Records →

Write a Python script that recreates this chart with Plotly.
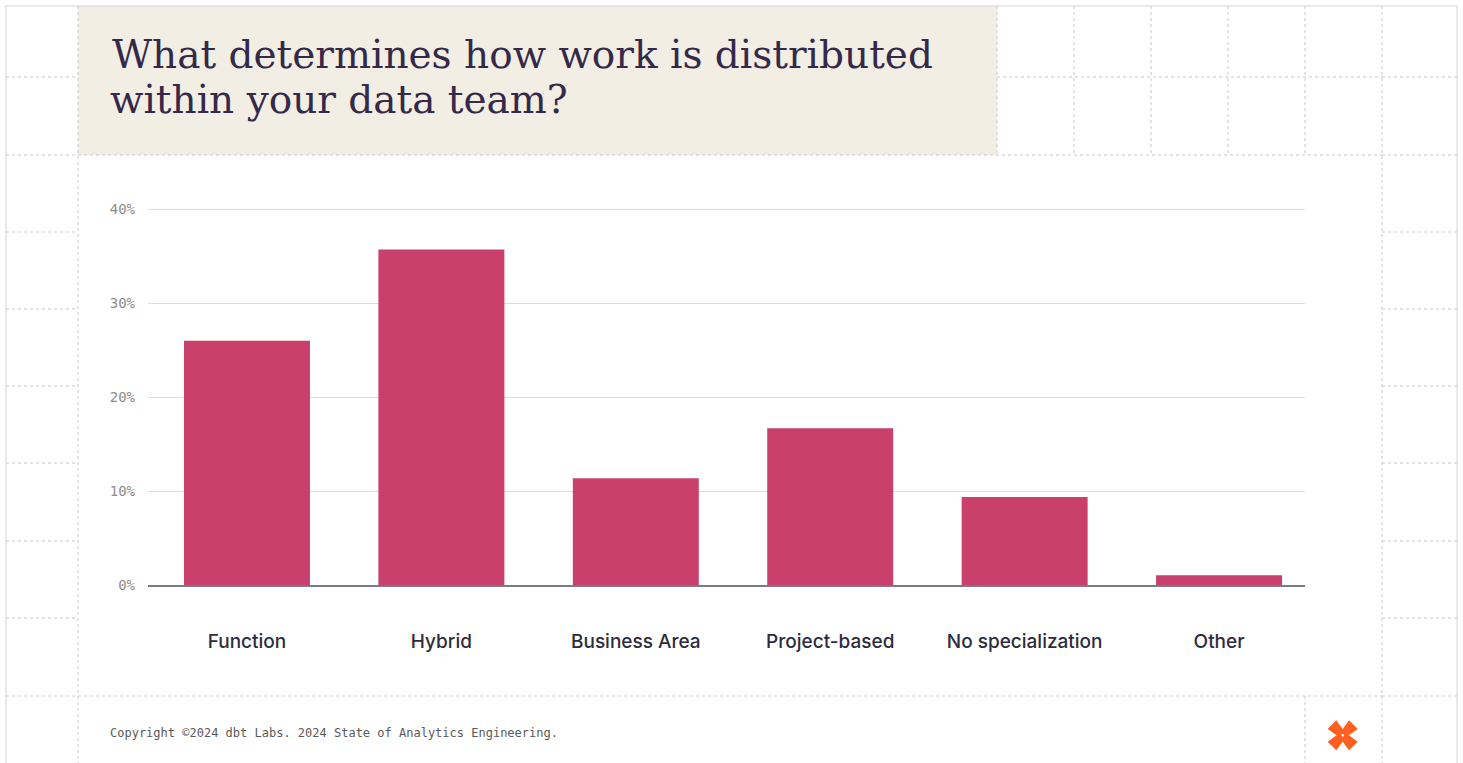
import plotly.graph_objects as go

W, H = 1463, 763

categories = ["Function", "Hybrid", "Business Area", "Project-based", "No specialization", "Other"]
values = [26.0, 35.7, 11.4, 16.7, 9.4, 1.1]
y_ticks = [0, 10, 20, 30, 40]
y_tick_labels = ["0%", "10%", "20%", "30%", "40%"]

title_lines = ["What determines how work is distributed", "within your data team?"]
footer_text = "Copyright ©2024 dbt Labs. 2024 State of Analytics Engineering."

BAR = "#C8406B"
GRID_DOT = "#c9c9c9"


def px(x):
    return x / W


def py(y):
    return 1 - y / H


shapes = []


def dline(x0, y0, x1, y1, dash="dot", color=GRID_DOT, width=1):
    shapes.append(dict(type="line", xref="paper", yref="paper",
                       x0=px(x0), y0=py(y0), x1=px(x1), y1=py(y1),
                       line=dict(color=color, width=width, dash=dash), layer="below"))


# title box
shapes.append(dict(type="rect", xref="paper", yref="paper", x0=px(78), x1=px(997),
                   y0=py(155), y1=py(6), fillcolor="#F2EEE4", line=dict(width=0), layer="below"))

# outer border
dline(6, 6, 1457, 6, dash="solid", color="#d4d4d4")
dline(6, 6, 6, 763, dash="solid", color="#d4d4d4")
dline(1457, 6, 1457, 763, dash="solid", color="#d4d4d4")

# left & right margin grid rows
rows = [77, 155, 232, 309, 386, 463, 541, 618, 696]
for r in rows:
    dline(6, r, 78, r)
    dline(1382, r, 1457, r)
# top band
dline(78, 155, 1382, 155)
dline(997, 77, 1382, 77)
for cx in [997, 1074, 1151, 1228, 1305]:
    dline(cx, 6, cx, 155)
# main verticals
dline(78, 6, 78, 763)
dline(1382, 6, 1382, 763)
# footer
dline(78, 696, 1382, 696)
dline(1305, 696, 1305, 763)

# logo (dbt-like X)
cx, cy, h, a, c = 1342.7, 735.3, 13.5, 7.0, 4.5
pts = [(-h + a, -h), (0, -c), (h - a, -h), (h, -h + a), (c, 0), (h, h - a),
       (h - a, h), (0, c), (-h + a, h), (-h, h - a), (-c, 0), (-h, -h + a)]
path = "M " + " L ".join(f"{px(cx + dx):.5f},{py(cy + dy):.5f}" for dx, dy in pts) + " Z"
shapes.append(dict(type="path", xref="paper", yref="paper", path=path,
                   fillcolor="#FF5F1F", line=dict(color="#FF5F1F", width=2), layer="above"))
shapes.append(dict(type="circle", xref="paper", yref="paper",
                   x0=px(cx - 1.3), x1=px(cx + 1.3), y0=py(cy + 1.3), y1=py(cy - 1.3),
                   fillcolor="white", line=dict(width=0), layer="above"))

fig = go.Figure(go.Bar(x=list(range(len(categories))), y=values, width=0.648,
                       marker=dict(color=BAR, line=dict(width=0)), hoverinfo="skip"))

# y axis mapping
y0px, y40px = 585.5, 209.0
ppu = (y0px - y40px) / 40
ymax = 40.6
ytop_px = y0px - ymax * ppu

annotations = [
    dict(text=title_lines[0], xref="paper", yref="paper", x=px(110), y=py(71),
         xanchor="left", yanchor="bottom", showarrow=False, yshift=-8,
         font=dict(family="DejaVu Serif", size=39, color="#35294A")),
    dict(text=title_lines[1], xref="paper", yref="paper", x=px(108), y=py(116),
         xanchor="left", yanchor="bottom", showarrow=False, yshift=-8,
         font=dict(family="DejaVu Serif", size=39, color="#35294A")),
    dict(text=footer_text, xref="paper", yref="paper", x=px(108), y=py(733),
         xanchor="left", yanchor="middle", showarrow=False,
         font=dict(family="DejaVu Sans Mono", size=12, color="#5a5a5a")),
]

fig.update_layout(
    width=W, height=H, autosize=False, margin=dict(l=0, r=0, t=0, b=0, pad=0),
    paper_bgcolor="white", plot_bgcolor="rgba(0,0,0,0)",
    showlegend=False, shapes=shapes, annotations=annotations,
    xaxis=dict(domain=[px(148), px(1305)], range=[-0.509, 5.442],
               tickmode="array", tickvals=list(range(len(categories))), ticktext=categories,
               showgrid=False, zeroline=False, showline=False, ticks="",
               ticklabelstandoff=42, automargin=False,
               tickfont=dict(family="Inter", size=19, color="#2E2B3D", weight=500)),
    yaxis=dict(domain=[py(y0px), py(ytop_px)], range=[0, ymax],
               tickmode="array", tickvals=y_ticks, ticktext=y_tick_labels,
               showgrid=True, gridcolor="#dcdcdc", gridwidth=1,
               zeroline=True, zerolinecolor="#7d7b88", zerolinewidth=2,
               showline=False, ticks="", ticklabelstandoff=12, automargin=False,
               tickfont=dict(family="DejaVu Sans Mono", size=14, color="#8c8c8c")),
)

fig.write_html("out.html",
               config={"responsive": False, "displayModeBar": False},
               post_script="document.body.style.margin='0';document.body.style.overflow='hidden';")
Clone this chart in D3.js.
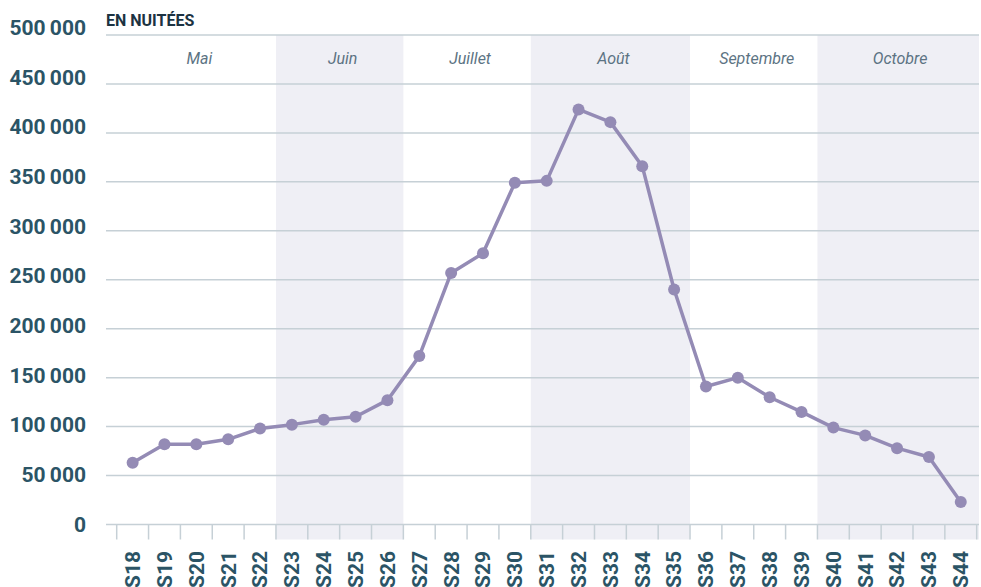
<!DOCTYPE html>
<html>
<head>
<meta charset="utf-8">
<script src="https://cdn.jsdelivr.net/npm/d3@7"></script>
<style>
  body { margin: 0; background: #fff; }
  svg { display: block; }
</style>
</head>
<body>
<div class="chartNuitees"></div>
<script>
// data
const weeks = ["S18","S19","S20","S21","S22","S23","S24","S25","S26","S27","S28","S29","S30","S31","S32","S33","S34","S35","S36","S37","S38","S39","S40","S41","S42","S43","S44"];
const nuitees = [63000,82000,82000,87000,98000,102000,107000,110000,127000,172000,257000,277000,349000,351000,424000,411000,366000,240000,141000,150000,130000,115000,99000,91000,78000,69000,23000];
const months = ["Mai","Juin","Juillet","Août","Septembre","Octobre"];
const monthFirstWeek = ["S18","S23","S27","S31","S36","S40"];
const monthLastWeek = ["S22","S26","S30","S35","S39","S44"];
const yTicks = [0,50000,100000,150000,200000,250000,300000,350000,400000,450000,500000];

function chartNuitees() {
  const width = 981;
  const height = 587;
  const plotLeft = 106;
  const plotRight = 979;
  const top = 35;
  const bottom = 524.5;

  const svg = d3.select(".chartNuitees").append("svg")
    .attr("width", width)
    .attr("height", height)
    .style("font-family", "Roboto");

  const x = d3.scaleBand()
    .domain(weeks)
    .range([116.7, 976.7])
    .padding(0);

  const y = d3.scaleLinear()
    .domain([0, 500000])
    .range([bottom, top]);

  // labels sit a bit off the grid in the original
  const yLabel = d3.scaleLinear()
    .domain([0, 500000])
    .range([bottom, 27.5]);

  // month bands
  const monthGroup = svg.append("g");
  months.forEach(function(m, i) {
    const x0 = i === 0 ? plotLeft : x(monthFirstWeek[i]);
    const x1 = i === months.length - 1 ? plotRight : x(monthLastWeek[i]) + x.bandwidth();
    if (i % 2 === 1) {
      monthGroup.append("rect")
        .attr("x", x0)
        .attr("y", top)
        .attr("width", x1 - x0)
        .attr("height", bottom + 15 - top)
        .attr("fill", "#efeff5");
    }
    const cx = (x(monthFirstWeek[i]) + x(monthLastWeek[i]) + x.bandwidth()) / 2;
    monthGroup.append("text")
      .attr("x", cx + 3)
      .attr("y", 64)
      .attr("text-anchor", "middle")
      .style("font-style", "italic")
      .style("font-size", "16px")
      .attr("fill", "#5c7383")
      .text(m);
  });

  // grid
  svg.append("g").selectAll("line")
    .data(yTicks)
    .enter()
    .append("line")
    .attr("x1", plotLeft)
    .attr("x2", plotRight)
    .attr("y1", function(d) { return y(d); })
    .attr("y2", function(d) { return y(d); })
    .attr("stroke", "#c6d0d6")
    .attr("stroke-width", 1.5);

  // y labels
  const fmt = d3.formatLocale({ decimal: ",", thousands: "\u2009", grouping: [3], currency: ["", "€"] }).format(",");
  svg.append("g").selectAll("text")
    .data(yTicks)
    .enter()
    .append("text")
    .attr("x", 86)
    .attr("y", function(d) { return yLabel(d); })
    .attr("dy", "0.35em")
    .attr("text-anchor", "end")
    .style("font-size", "21px")
    .style("font-weight", "700")
    .attr("fill", "#2b5466")
    .text(fmt);

  // x axis ticks
  const tickPos = weeks.map(function(w) { return x(w); }).concat([x(weeks[weeks.length - 1]) + x.bandwidth()]);
  svg.append("g").selectAll("line")
    .data(tickPos)
    .enter()
    .append("line")
    .attr("x1", function(d) { return d; })
    .attr("x2", function(d) { return d; })
    .attr("y1", bottom)
    .attr("y2", bottom + 15)
    .attr("stroke", "#c6d0d6")
    .attr("stroke-width", 1.5);

  // x labels
  svg.append("g").selectAll("text")
    .data(weeks)
    .enter()
    .append("text")
    .attr("transform", function(d) {
      return "translate(" + (x(d) + x.bandwidth() / 2) + "," + 551 + ") rotate(-90)";
    })
    .attr("dy", "0.35em")
    .attr("text-anchor", "end")
    .style("font-size", "21px")
    .style("font-weight", "700")
    .attr("fill", "#2b5466")
    .text(function(d) { return d; });

  // title
  svg.append("text")
    .attr("x", 106)
    .attr("y", 26)
    .style("font-size", "16px")
    .style("font-weight", "700")
    .attr("fill", "#1c3342")
    .text("EN NUITÉES");

  // line
  const line = d3.line()
    .x(function(d, i) { return x(weeks[i]) + x.bandwidth() / 2; })
    .y(function(d) { return y(d); });

  svg.append("path")
    .datum(nuitees)
    .attr("d", line)
    .attr("fill", "none")
    .attr("stroke", "#948bb5")
    .attr("stroke-width", 3.5)
    .attr("stroke-linejoin", "round");

  svg.append("g").selectAll("circle")
    .data(nuitees)
    .enter()
    .append("circle")
    .attr("cx", function(d, i) { return x(weeks[i]) + x.bandwidth() / 2; })
    .attr("cy", function(d) { return y(d); })
    .attr("r", 6)
    .attr("fill", "#948bb5");
}

chartNuitees();
</script>
</body>
</html>
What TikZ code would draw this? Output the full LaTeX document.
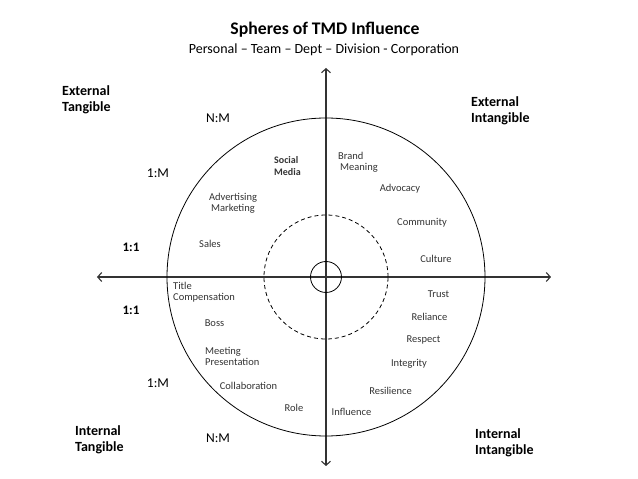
\documentclass[tikz,border=0pt]{standalone}
\usepackage{fontspec}
\setmainfont{Carlito}
\usetikzlibrary{arrows.meta}

\tikzset{
  lbl/.style={font=\fontsize{10.5}{11}\selectfont, inner sep=0pt, text=black!80},
  quad/.style={font=\bfseries\fontsize{14}{16}\selectfont, inner sep=0pt, align=left, anchor=west},
  ratio/.style={font=\fontsize{13.5}{15}\selectfont, inner sep=0pt},
  axis/.style={line width=1.1pt, black!80, {Straight Barb[length=4pt,width=9pt]}-{Straight Barb[length=4pt,width=9pt]}}
}

\begin{document}
\begin{tikzpicture}[x=1pt,y=1pt]
\useasboundingbox (-326,-202) rectangle (312,277);

% title
\node[font=\bfseries\fontsize{17.7}{20}\selectfont, inner sep=0pt] (title) at (-1,247) {Spheres of TMD Influence};
\node[font=\fontsize{14}{16}\selectfont, inner sep=0pt] (sub) at (-2,227) {Personal -- Team -- Dept -- Division - Corporation};

% axes
\coordinate (O) at (0,0);
\coordinate (W) at (-229,0);
\coordinate (E) at (225,0);
\coordinate (N) at (0,209);
\coordinate (S) at (0,-189);
\draw[axis] (W) -- (E);
\draw[axis] (S) -- (N);

% spheres
\draw[line width=0.8pt] (O) circle (159);
\draw[line width=0.8pt, dash pattern=on 4pt off 3pt] (O) circle (62);
\draw[line width=0.8pt] (O) circle (15.5);

% quadrant names
\node[quad] (et) at (-264,177) {External\\Tangible};
\node[quad] (ei) at (145,166) {External\\Intangible};
\node[quad] (it) at (-251,-163) {Internal\\Tangible};
\node[quad] (ii) at (149,-166) {Internal\\Intangible};

% ratios
\node[ratio] (nmT) at (-108,159) {N:M};
\node[ratio] (nmB) at (-108,-161) {N:M};
\node[ratio] (omT) at (-168,104) {1:M};
\node[ratio] (omB) at (-168,-106) {1:M};
\node[ratio, font=\bfseries\fontsize{13}{15}\selectfont] (ooT) at (-195,30) {1:1};
\node[ratio, font=\bfseries\fontsize{13}{15}\selectfont] (ooB) at (-195,-33) {1:1};

% external tangible
\node[lbl, font=\bfseries\fontsize{10}{12}\selectfont, align=left, anchor=west] (social) at (-52,111) {Social\\Media};
\node[lbl, align=center] (advert) at (-93,73.5) {Advertising\\Marketing};
\node[lbl] (sales) at (-116,33) {Sales};

% external intangible
\node[lbl, align=left, anchor=west] (brand) at (12,115) {Brand\\\hspace{2pt}Meaning};
\node[lbl] (advoc) at (74,88) {Advocacy};
\node[lbl] (commu) at (96,54) {Community};
\node[lbl] (cult) at (110,18) {Culture};

% internal tangible
\node[lbl, align=left, anchor=west] (titlecomp) at (-153,-15.5) {Title\\Compensation};
\node[lbl] (boss) at (-111.5,-46) {Boss};
\node[lbl, align=left, anchor=west] (meet) at (-121,-79.5) {Meeting\\Presentation};
\node[lbl] (collab) at (-77.5,-109) {Collaboration};
\node[lbl] (role) at (-32,-131) {Role};

% internal intangible
\node[lbl] (trust) at (112.5,-17) {Trust};
\node[lbl] (reli) at (103.5,-40) {Reliance};
\node[lbl] (resp) at (97.5,-63) {Respect};
\node[lbl] (integ) at (83,-87) {Integrity};
\node[lbl] (resil) at (64.5,-114) {Resilience};
\node[lbl] (influ) at (25.5,-135) {Influence};
\end{tikzpicture}
\end{document}
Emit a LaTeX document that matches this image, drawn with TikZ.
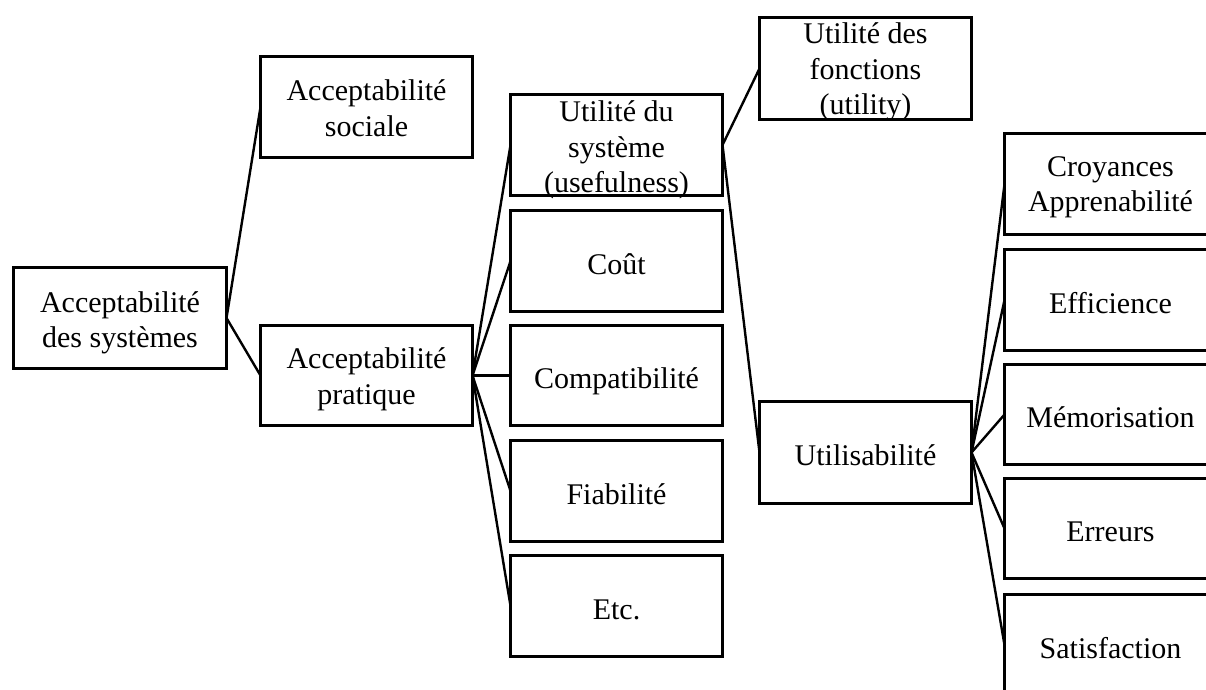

Problem description → Leave out the pictures and repeat the lines from the start of the material through the line with "shapes = []", inclusive.

Result below →
Write a Python script that recreates this chart with Plotly.
import plotly.graph_objects as go

W, H = 1463, 763

categories = ["Function", "Hybrid", "Business Area", "Project-based", "No specialization", "Other"]
values = [26.0, 35.7, 11.4, 16.7, 9.4, 1.1]
y_ticks = [0, 10, 20, 30, 40]
y_tick_labels = ["0%", "10%", "20%", "30%", "40%"]

title_lines = ["What determines how work is distributed", "within your data team?"]
footer_text = "Copyright ©2024 dbt Labs. 2024 State of Analytics Engineering."

BAR = "#C8406B"
GRID_DOT = "#c9c9c9"


def px(x):
    return x / W


def py(y):
    return 1 - y / H


shapes = []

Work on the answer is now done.